Although this faith was always at his centre, Richard was a complex many-faceted man, full of paradox. In his reasoning self he was pure Greek (he had been a Classics scholar), strict, almost Stoic. At times this would make him seem over-schoolmasterly in his dealings with colleagues and could give rise to criticisms of being curmudgeonly, which he was not. Creatively he was a Romantic, boundless in enthusiasm, kindness and generosity, in fact and of spirit. An inspiring speaker and an energetic mover of things in public, he remained intensely private in his family life which was the most important part of his existence.
Whereas some can interweave the different strands of their personality, with him they were kept on separate tracks. To senior management this sometimes came across as a flaw for, although early on in his career he was identified as a high-flyer, senior appointments in the BBC eluded him, much to his chagrin. Perhaps God was working a purpose out, for what may have been a loss to the policy-making and directing echelons of the corporation was a great gain to the well-being of British drama.
Before taking early retirement last April before the full import of his illness was known, he spent a year as Special Assistant to the Managing Director of Radio during which period his experience, wisdom and computer-like memory was as invaluable as was his reminding everyone of the importance of many of Lord Reith's tenets about public-service broadcasting. On his retirement he aimed to paint (he was a more than good amateur water-colourist), to spend time with his family and to write the books he had been delayed from writing while busy helping and advising others. Tragically this was not to be.

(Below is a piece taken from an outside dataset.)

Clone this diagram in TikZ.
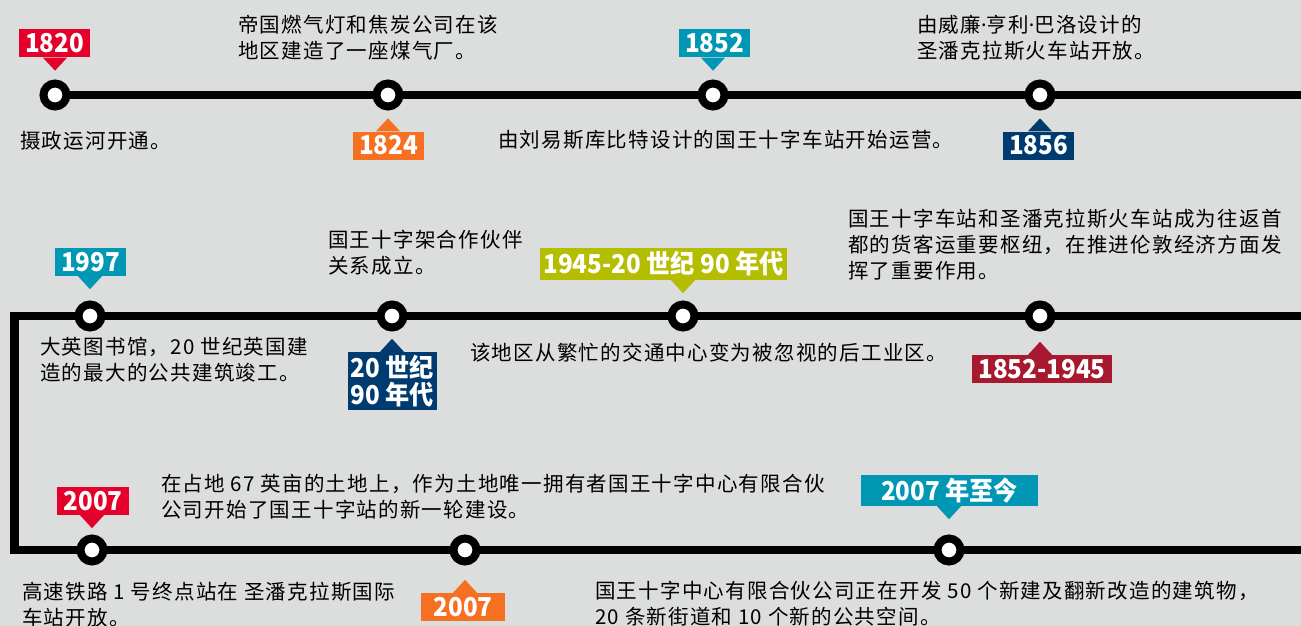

In public life it tends to be the high-profile areas which are remembered. With Richard Imison it could be the large projects he furthered such as a series of co-productions with the United States, or the big radio serialisations of Tolkien's Lord of the Rings, Tolstoy's War and Peace, Anthony Powell's A Dance to the Music of Time, Galsworthy's The Forsyte Chronicles, or else his fruitful association with now famous writers such as Tom Stoppard, John Arden or Harold Pinter. But he should be remembered most for the writing careers he helped in their early stages and the encouragement he gave to all those many excellent writers whose names have not become household words. These many thousands will know who they are and acknowledge their debt.